RECORDED DATA:

## start

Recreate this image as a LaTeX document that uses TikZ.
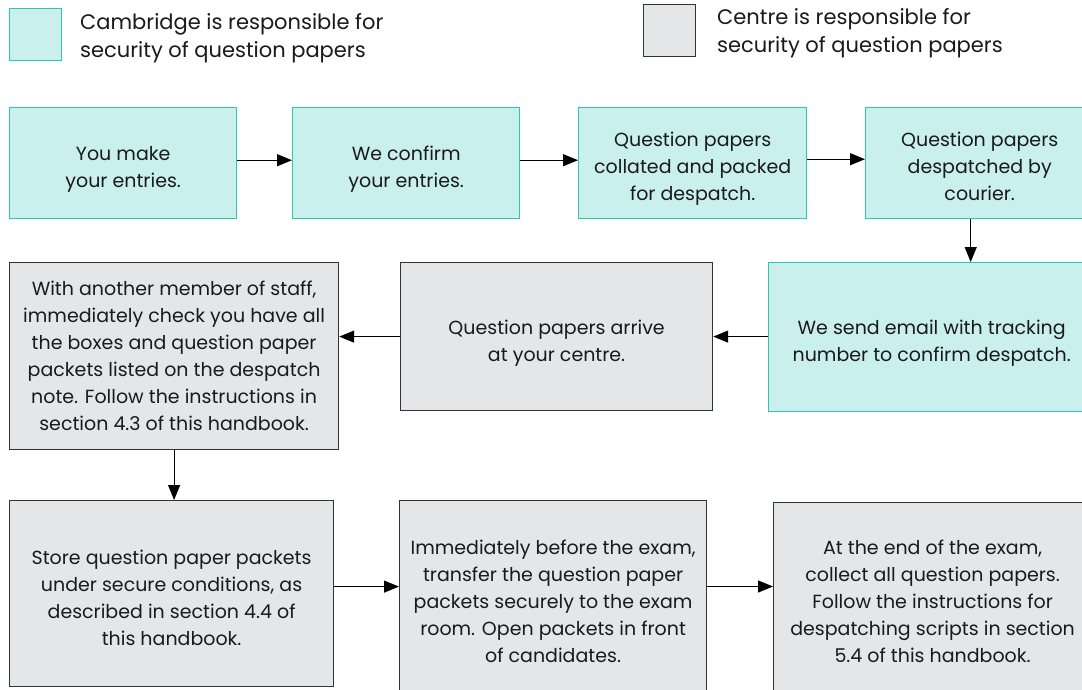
\documentclass[tikz,border=0pt]{standalone}
\usepackage{fontspec}
\setmainfont{Poppins}
\usetikzlibrary{arrows.meta}

\definecolor{camfill}{HTML}{C9F0EC}
\definecolor{camline}{HTML}{2EC4B6}
\definecolor{cenfill}{HTML}{E5E6E8}
\definecolor{cenline}{HTML}{333333}
\definecolor{ink}{HTML}{1A1A1A}

\newcommand{\topgap}[1]{\rule{0pt}{#1}}

\tikzset{
  box/.style={anchor=north west, align=center, inner sep=0pt, text=ink},
  cam/.style={box, draw=camline, fill=camfill, line width=1.4pt},
  centre/.style={box, draw=cenline, fill=cenfill, line width=1.2pt},
  legend/.style={anchor=west, align=left, inner sep=0pt, text=ink, font=\fontsize{21}{28}\selectfont},
  flow/.style={-{Triangle[length=15pt,width=12pt]}, line width=1.2pt, draw=black},
}

\begin{document}
\begin{tikzpicture}[x=1pt, y=-1pt, font=\fontsize{19}{27}\selectfont]
\clip (0,0) rectangle (1082,689);
\fill[white] (0,0) rectangle (1082,689);

\node[cam, minimum width=52pt, minimum height=52pt] (keycam) at (9,8) {};
\node[legend] (keycamtext) at (80,38) {Cambridge is responsible for\\security of question papers};
\node[centre, minimum width=52pt, minimum height=52pt] (keycen) at (643,4) {};
\node[legend] (keycentext) at (717,33) {Centre is responsible for\\security of question papers};

\node[cam, minimum width=227pt, minimum height=111pt] (make) at (9,107) {\topgap{26pt}You make\\your entries.};
\node[cam, minimum width=227pt, minimum height=111pt] (confirm) at (292,107) {\topgap{26pt}We confirm\\your entries.};
\node[cam, minimum width=228pt, minimum height=111pt] (packed) at (578,107) {\topgap{26pt}Question papers\\collated and packed\\for despatch.};
\node[cam, minimum width=228pt, minimum height=111pt] (courier) at (865,107) {\topgap{20pt}Question papers\\despatched by\\courier.};

\node[cam, minimum width=326pt, minimum height=149pt] (email) at (768,262) {\topgap{26pt}We send email with tracking\\number to confirm despatch.};
\node[centre, minimum width=312pt, minimum height=148pt] (arrive) at (400,262) {\topgap{27pt}Question papers arrive\\at your centre.};
\node[centre, minimum width=329pt, minimum height=187pt] (check) at (9,262) {With another member of staff,\\immediately check you have all\\the boxes and question paper\\packets listed on the despatch\\note. Follow the instructions in\\section 4.3 of this handbook.};

\node[centre, minimum width=324pt, minimum height=186pt] (store) at (9,500) {\topgap{22pt}Store question paper packets\\under secure conditions, as\\described in section 4.4 of\\this handbook.};
\node[centre, minimum width=307pt, minimum height=202pt] (transfer) at (399,500) {Immediately before the exam,\\transfer the question paper\\packets securely to the exam\\room. Open packets in front\\of candidates.};
\node[centre, minimum width=318pt, minimum height=198pt] (collect) at (773,502) {At the end of the exam,\\collect all question papers.\\Follow the instructions for\\despatching scripts in section\\5.4 of this handbook.};

\draw[flow] ([yshift=3pt]make.east) -- ([yshift=3pt]confirm.west);
\draw[flow] ([yshift=3pt]confirm.east) -- ([yshift=3pt]packed.west);
\draw[flow] ([yshift=4pt]packed.east) -- ([yshift=4pt]courier.west);
\draw[flow] ([xshift=-9pt]courier.south) -- ([xshift=-9pt]courier.south |- email.north);
\draw[flow] (email.west |- arrive.east) -- (arrive.east);
\draw[flow] (arrive.west) -- (arrive.west -| check.east);
\draw[flow] (check.south) -- (check.south |- store.north);
\draw[flow] ([yshift=7pt]store.east) -- ([yshift=7pt]store.east -| transfer.west);
\draw[flow] (transfer.east |- 0,586.5) -- (collect.west |- 0,586.5);
\end{tikzpicture}
\end{document}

## end

BRIEF:
Reproduce all of the data exactly; the pictures do not belong in the copy.

SOLUTION TO THIS EXERCISE:
Recreate this image as a LaTeX document that uses TikZ.
\documentclass[tikz,border=0pt]{standalone}
\usepackage{fontspec}
\setmainfont{Poppins}
\usetikzlibrary{arrows.meta}

\definecolor{camfill}{HTML}{C9F0EC}
\definecolor{camline}{HTML}{2EC4B6}
\definecolor{cenfill}{HTML}{E5E6E8}
\definecolor{cenline}{HTML}{333333}
\definecolor{ink}{HTML}{1A1A1A}

\newcommand{\topgap}[1]{\rule{0pt}{#1}}

\tikzset{
  box/.style={anchor=north west, align=center, inner sep=0pt, text=ink},
  cam/.style={box, draw=camline, fill=camfill, line width=1.4pt},
  centre/.style={box, draw=cenline, fill=cenfill, line width=1.2pt},
  legend/.style={anchor=west, align=left, inner sep=0pt, text=ink, font=\fontsize{21}{28}\selectfont},
  flow/.style={-{Triangle[length=15pt,width=12pt]}, line width=1.2pt, draw=black},
}

\begin{document}
\begin{tikzpicture}[x=1pt, y=-1pt, font=\fontsize{19}{27}\selectfont]
\clip (0,0) rectangle (1082,689);
\fill[white] (0,0) rectangle (1082,689);

\node[cam, minimum width=52pt, minimum height=52pt] (keycam) at (9,8) {};
\node[legend] (keycamtext) at (80,38) {Cambridge is responsible for\\security of question papers};
\node[centre, minimum width=52pt, minimum height=52pt] (keycen) at (643,4) {};
\node[legend] (keycentext) at (717,33) {Centre is responsible for\\security of question papers};

\node[cam, minimum width=227pt, minimum height=111pt] (make) at (9,107) {\topgap{26pt}You make\\your entries.};
\node[cam, minimum width=227pt, minimum height=111pt] (confirm) at (292,107) {\topgap{26pt}We confirm\\your entries.};
\node[cam, minimum width=228pt, minimum height=111pt] (packed) at (578,107) {\topgap{26pt}Question papers\\collated and packed\\for despatch.};
\node[cam, minimum width=228pt, minimum height=111pt] (courier) at (865,107) {\topgap{20pt}Question papers\\despatched by\\courier.};

\node[cam, minimum width=326pt, minimum height=149pt] (email) at (768,262) {\topgap{26pt}We send email with tracking\\number to confirm despatch.};
\node[centre, minimum width=312pt, minimum height=148pt] (arrive) at (400,262) {\topgap{27pt}Question papers arrive\\at your centre.};
\node[centre, minimum width=329pt, minimum height=187pt] (check) at (9,262) {With another member of staff,\\immediately check you have all\\the boxes and question paper\\packets listed on the despatch\\note. Follow the instructions in\\section 4.3 of this handbook.};

\node[centre, minimum width=324pt, minimum height=186pt] (store) at (9,500) {\topgap{22pt}Store question paper packets\\under secure conditions, as\\described in section 4.4 of\\this handbook.};
\node[centre, minimum width=307pt, minimum height=202pt] (transfer) at (399,500) {Immediately before the exam,\\transfer the question paper\\packets securely to the exam\\room. Open packets in front\\of candidates.};
\node[centre, minimum width=318pt, minimum height=198pt] (collect) at (773,502) {At the end of the exam,\\collect all question papers.\\Follow the instructions for\\despatching scripts in section\\5.4 of this handbook.};

\draw[flow] ([yshift=3pt]make.east) -- ([yshift=3pt]confirm.west);
\draw[flow] ([yshift=3pt]confirm.east) -- ([yshift=3pt]packed.west);
\draw[flow] ([yshift=4pt]packed.east) -- ([yshift=4pt]courier.west);
\draw[flow] ([xshift=-9pt]courier.south) -- ([xshift=-9pt]courier.south |- email.north);
\draw[flow] (email.west |- arrive.east) -- (arrive.east);
\draw[flow] (arrive.west) -- (arrive.west -| check.east);
\draw[flow] (check.south) -- (check.south |- store.north);
\draw[flow] ([yshift=7pt]store.east) -- ([yshift=7pt]store.east -| transfer.west);
\draw[flow] (transfer.east |- 0,586.5) -- (collect.west |- 0,586.5);
\end{tikzpicture}
\end{document}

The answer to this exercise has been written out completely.